** The problem **
Using the records below, copy exactly the part that opens with the line holding "Write a Python" and closes with the line holding "ax = fig.add_axes([0, 0, 1, 1])", minus the pictures.

** Records shown **
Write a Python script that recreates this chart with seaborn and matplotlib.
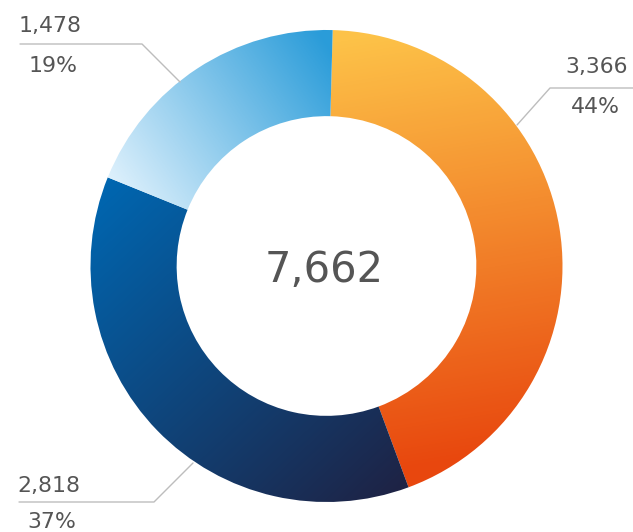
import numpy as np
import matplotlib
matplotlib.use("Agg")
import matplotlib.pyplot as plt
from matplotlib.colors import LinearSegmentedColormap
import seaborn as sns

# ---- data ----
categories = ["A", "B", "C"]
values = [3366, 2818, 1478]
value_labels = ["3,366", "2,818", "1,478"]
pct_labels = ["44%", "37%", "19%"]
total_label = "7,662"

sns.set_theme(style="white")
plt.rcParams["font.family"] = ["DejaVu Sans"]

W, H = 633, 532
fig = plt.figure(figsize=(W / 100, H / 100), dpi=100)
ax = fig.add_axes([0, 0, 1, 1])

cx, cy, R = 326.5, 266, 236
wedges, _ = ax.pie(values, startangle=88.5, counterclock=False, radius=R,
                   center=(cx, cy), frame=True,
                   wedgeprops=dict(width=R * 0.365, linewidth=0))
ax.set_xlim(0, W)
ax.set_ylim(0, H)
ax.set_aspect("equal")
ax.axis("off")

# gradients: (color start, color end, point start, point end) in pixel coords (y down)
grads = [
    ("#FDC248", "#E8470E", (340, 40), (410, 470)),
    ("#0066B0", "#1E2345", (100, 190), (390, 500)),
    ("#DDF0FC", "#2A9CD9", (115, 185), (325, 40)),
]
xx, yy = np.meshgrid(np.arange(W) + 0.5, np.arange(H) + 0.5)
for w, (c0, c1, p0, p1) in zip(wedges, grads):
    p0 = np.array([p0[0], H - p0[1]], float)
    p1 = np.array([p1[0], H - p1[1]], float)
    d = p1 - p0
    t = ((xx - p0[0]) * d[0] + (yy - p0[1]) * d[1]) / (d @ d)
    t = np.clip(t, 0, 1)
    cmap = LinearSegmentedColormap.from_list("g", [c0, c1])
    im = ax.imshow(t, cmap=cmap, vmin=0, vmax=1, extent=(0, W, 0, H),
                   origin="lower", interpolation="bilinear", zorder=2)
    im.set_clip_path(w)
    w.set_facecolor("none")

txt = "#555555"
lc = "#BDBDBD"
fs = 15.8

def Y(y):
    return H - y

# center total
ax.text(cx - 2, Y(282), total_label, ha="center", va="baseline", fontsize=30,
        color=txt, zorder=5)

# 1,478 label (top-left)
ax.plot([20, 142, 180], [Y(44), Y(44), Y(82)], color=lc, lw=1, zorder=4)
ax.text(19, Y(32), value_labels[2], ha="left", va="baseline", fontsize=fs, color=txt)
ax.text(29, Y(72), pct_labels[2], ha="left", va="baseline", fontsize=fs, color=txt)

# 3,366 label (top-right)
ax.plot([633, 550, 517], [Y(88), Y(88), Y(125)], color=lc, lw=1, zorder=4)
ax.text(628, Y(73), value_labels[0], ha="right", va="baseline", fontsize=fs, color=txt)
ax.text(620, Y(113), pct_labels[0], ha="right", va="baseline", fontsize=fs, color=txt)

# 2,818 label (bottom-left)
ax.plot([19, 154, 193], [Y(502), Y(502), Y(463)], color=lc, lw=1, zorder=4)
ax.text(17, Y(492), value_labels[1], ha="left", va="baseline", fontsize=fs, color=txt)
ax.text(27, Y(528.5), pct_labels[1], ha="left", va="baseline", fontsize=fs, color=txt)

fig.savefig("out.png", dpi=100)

* * *

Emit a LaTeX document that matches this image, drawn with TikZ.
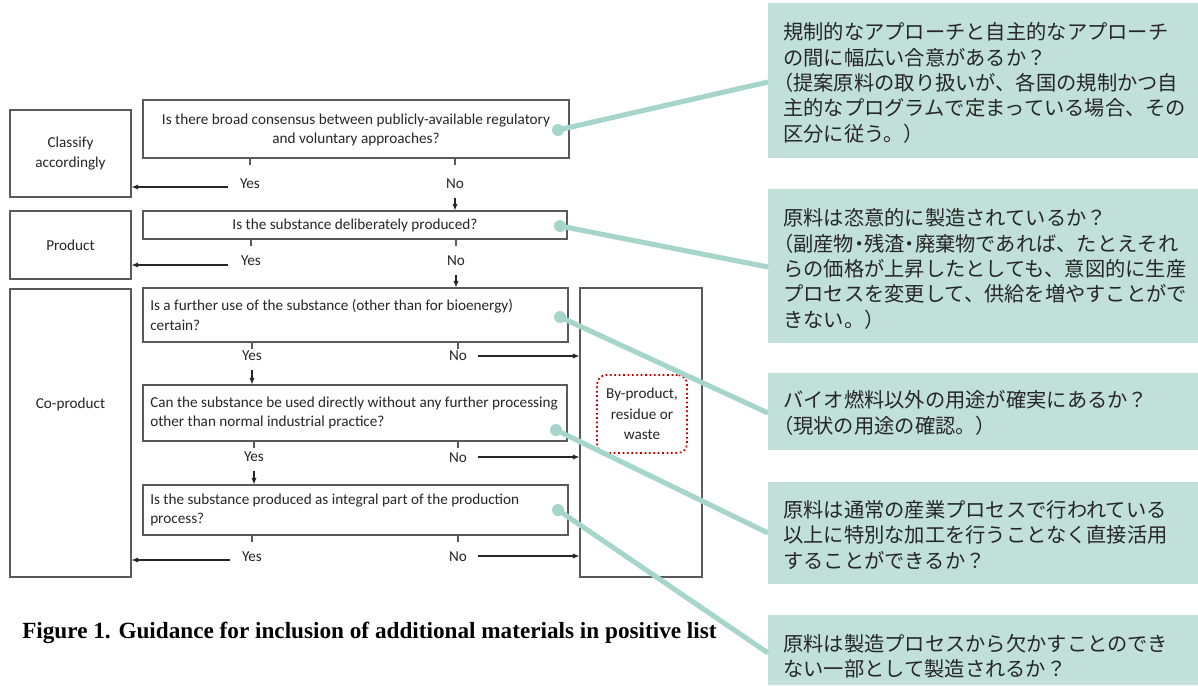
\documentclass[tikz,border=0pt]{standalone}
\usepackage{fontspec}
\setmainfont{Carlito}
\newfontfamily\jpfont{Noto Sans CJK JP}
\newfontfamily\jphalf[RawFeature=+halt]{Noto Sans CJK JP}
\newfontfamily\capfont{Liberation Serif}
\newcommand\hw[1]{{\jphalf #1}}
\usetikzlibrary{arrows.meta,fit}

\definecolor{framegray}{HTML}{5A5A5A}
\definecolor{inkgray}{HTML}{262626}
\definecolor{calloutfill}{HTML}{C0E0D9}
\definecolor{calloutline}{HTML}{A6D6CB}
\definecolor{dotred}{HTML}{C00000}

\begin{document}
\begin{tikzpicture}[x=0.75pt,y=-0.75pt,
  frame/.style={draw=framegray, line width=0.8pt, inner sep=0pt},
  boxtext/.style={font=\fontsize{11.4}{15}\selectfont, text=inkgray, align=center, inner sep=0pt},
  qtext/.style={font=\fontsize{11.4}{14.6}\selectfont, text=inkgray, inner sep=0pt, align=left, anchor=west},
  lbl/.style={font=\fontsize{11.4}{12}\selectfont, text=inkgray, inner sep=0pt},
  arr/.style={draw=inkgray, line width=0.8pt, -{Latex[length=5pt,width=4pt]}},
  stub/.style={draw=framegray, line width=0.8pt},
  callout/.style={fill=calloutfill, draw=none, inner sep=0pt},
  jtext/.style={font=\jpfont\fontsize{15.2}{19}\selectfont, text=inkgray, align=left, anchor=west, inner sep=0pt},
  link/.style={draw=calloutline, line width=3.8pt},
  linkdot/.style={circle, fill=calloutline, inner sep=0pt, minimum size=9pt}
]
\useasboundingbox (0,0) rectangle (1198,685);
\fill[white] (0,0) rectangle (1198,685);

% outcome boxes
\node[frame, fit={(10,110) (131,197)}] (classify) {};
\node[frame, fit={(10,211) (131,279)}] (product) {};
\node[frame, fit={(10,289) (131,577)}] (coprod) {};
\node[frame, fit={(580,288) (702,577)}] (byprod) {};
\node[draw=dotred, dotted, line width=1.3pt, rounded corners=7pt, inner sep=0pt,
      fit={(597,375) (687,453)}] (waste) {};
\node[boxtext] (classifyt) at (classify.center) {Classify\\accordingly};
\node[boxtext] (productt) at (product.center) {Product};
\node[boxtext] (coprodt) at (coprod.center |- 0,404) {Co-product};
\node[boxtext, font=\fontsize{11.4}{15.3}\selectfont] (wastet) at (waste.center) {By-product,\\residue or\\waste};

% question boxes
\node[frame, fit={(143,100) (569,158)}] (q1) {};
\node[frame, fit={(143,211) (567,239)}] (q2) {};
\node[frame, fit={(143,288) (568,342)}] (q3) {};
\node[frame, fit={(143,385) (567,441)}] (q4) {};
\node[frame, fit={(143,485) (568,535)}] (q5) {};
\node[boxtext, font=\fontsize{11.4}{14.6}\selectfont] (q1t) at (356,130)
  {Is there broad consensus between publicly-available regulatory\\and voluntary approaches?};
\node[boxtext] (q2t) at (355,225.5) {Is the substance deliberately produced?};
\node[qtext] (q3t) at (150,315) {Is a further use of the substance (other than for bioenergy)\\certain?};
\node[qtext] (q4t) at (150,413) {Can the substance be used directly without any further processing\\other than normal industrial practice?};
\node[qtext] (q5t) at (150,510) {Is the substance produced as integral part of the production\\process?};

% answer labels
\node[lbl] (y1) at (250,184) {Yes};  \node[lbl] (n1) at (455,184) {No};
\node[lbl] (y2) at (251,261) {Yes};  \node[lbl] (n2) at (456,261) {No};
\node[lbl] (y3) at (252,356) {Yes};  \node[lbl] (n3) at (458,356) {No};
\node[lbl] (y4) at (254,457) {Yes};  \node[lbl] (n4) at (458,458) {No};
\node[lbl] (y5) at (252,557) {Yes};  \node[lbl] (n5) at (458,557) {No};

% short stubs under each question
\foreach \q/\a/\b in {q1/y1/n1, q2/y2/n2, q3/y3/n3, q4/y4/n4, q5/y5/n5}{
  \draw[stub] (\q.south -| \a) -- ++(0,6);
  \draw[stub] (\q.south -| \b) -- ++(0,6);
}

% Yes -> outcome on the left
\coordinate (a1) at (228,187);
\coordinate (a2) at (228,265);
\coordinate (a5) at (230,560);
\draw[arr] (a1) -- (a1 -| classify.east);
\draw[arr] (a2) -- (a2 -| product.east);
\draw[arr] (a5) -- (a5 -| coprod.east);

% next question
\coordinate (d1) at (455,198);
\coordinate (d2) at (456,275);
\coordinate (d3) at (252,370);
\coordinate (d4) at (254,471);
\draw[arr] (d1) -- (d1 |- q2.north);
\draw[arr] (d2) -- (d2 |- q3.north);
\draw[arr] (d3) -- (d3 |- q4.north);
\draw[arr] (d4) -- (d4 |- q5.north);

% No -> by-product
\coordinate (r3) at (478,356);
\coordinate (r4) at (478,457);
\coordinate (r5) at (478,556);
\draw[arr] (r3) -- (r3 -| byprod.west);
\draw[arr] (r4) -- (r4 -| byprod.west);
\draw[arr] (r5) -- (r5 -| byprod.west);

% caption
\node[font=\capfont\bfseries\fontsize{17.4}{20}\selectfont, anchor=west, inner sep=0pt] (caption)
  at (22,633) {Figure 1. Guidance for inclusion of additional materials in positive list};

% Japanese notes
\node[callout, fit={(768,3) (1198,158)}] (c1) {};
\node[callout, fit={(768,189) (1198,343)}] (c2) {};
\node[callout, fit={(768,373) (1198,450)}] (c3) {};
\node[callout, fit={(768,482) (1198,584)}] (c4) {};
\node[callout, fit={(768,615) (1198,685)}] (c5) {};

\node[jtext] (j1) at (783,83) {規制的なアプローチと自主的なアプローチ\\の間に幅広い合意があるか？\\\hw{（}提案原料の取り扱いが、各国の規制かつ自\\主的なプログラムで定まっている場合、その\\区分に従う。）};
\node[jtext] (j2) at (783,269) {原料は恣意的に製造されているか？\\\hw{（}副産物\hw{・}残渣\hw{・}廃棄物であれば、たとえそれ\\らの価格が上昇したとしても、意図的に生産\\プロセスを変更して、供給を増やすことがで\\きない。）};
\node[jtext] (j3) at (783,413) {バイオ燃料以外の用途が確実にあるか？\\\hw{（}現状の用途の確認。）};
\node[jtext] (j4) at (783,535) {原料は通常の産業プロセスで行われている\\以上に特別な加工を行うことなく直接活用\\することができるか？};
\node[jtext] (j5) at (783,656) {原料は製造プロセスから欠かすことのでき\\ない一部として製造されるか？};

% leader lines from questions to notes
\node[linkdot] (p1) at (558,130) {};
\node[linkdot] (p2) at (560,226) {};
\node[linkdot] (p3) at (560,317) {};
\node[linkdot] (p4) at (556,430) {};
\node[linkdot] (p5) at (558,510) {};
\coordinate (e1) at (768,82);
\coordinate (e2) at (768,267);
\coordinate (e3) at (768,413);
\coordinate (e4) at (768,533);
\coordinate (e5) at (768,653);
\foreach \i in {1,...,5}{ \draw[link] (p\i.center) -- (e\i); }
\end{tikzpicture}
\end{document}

** Exercise output **
Write a Python script that recreates this chart with seaborn and matplotlib.
import numpy as np
import matplotlib
matplotlib.use("Agg")
import matplotlib.pyplot as plt
from matplotlib.colors import LinearSegmentedColormap
import seaborn as sns

# ---- data ----
categories = ["A", "B", "C"]
values = [3366, 2818, 1478]
value_labels = ["3,366", "2,818", "1,478"]
pct_labels = ["44%", "37%", "19%"]
total_label = "7,662"

sns.set_theme(style="white")
plt.rcParams["font.family"] = ["DejaVu Sans"]

W, H = 633, 532
fig = plt.figure(figsize=(W / 100, H / 100), dpi=100)
ax = fig.add_axes([0, 0, 1, 1])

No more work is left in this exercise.